Winbladh thinks that Rebtel is a better solution for making cheap calls than Skype: "You don't need to talk to your computer screen, you don't need to buy a special headset to plug into your computer, and you don't need to download any software to your mobile phone," says Winbladh. "We think that people would rather talk into their mobile phone than into their computers."

Paolo Pescatore, an analyst at consultancy IDC, says that the Rebtel model makes "a lot of sense" but he worries that the initial sign-up process looks quite complicated. "I think this could be a stumbling block for non-technical users."

Skype, which was bought by eBay last year in a $2.6bn deal, is also developing its software for mobiles. VoIP technology looks set to disrupt the traditional telcos' voice-calling revenues on both fixed and mobile phones. It's only a question of how quickly the operators embrace the new technologies and economics themselves.

Six European mobile operators, including T-Mobile, Orange and Telecom Italia, have already agreed to slash from October the roaming rates they charge other operators for connections to their networks, and more and more are launching lower cost deals for international calls.

"When it's evolution, the big guys win; when it's revolution the entrepreneurs win," says Winbladh with a grin. He clearly sees VoIP married to local peer-to-peer calling as a revolution, and thinks the big mobile operators will have a hard time beating Rebtel's prices.

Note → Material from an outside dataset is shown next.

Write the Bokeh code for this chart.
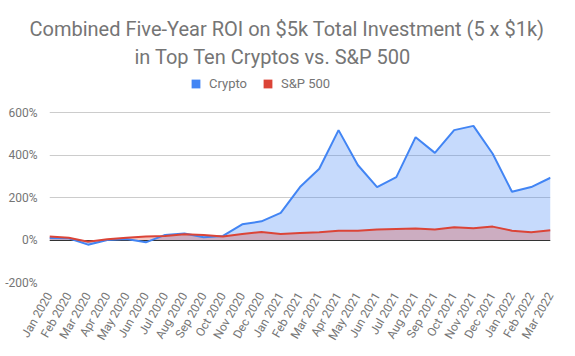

Letter published June 29, 2006

When in roam

Kate Bulkley (Revolutionary calling, June 22) has little understanding of mobile roaming, or of the Rebtel service. Roaming charges arise from taking a mobile outside the range of its own operator, thereby relying on a different company's network. Despite Bulkley's claims of Rebtel eliminating roaming fees, it has nothing to do with roaming but is concerned with international calls made from within, not without, the "home country".

John Walters, Bexhill

[Kate Bulkley writes: You can avoid roaming using Rebtel now if you get a local Sim card in the country you are roaming to. But it's true this isn't avoiding roaming per se; just becoming a "local" mobile user. Avoiding roaming charges using Rebtel will only work once Wi-Fi-enabled handsets become common - Rebtel's plan for next year.]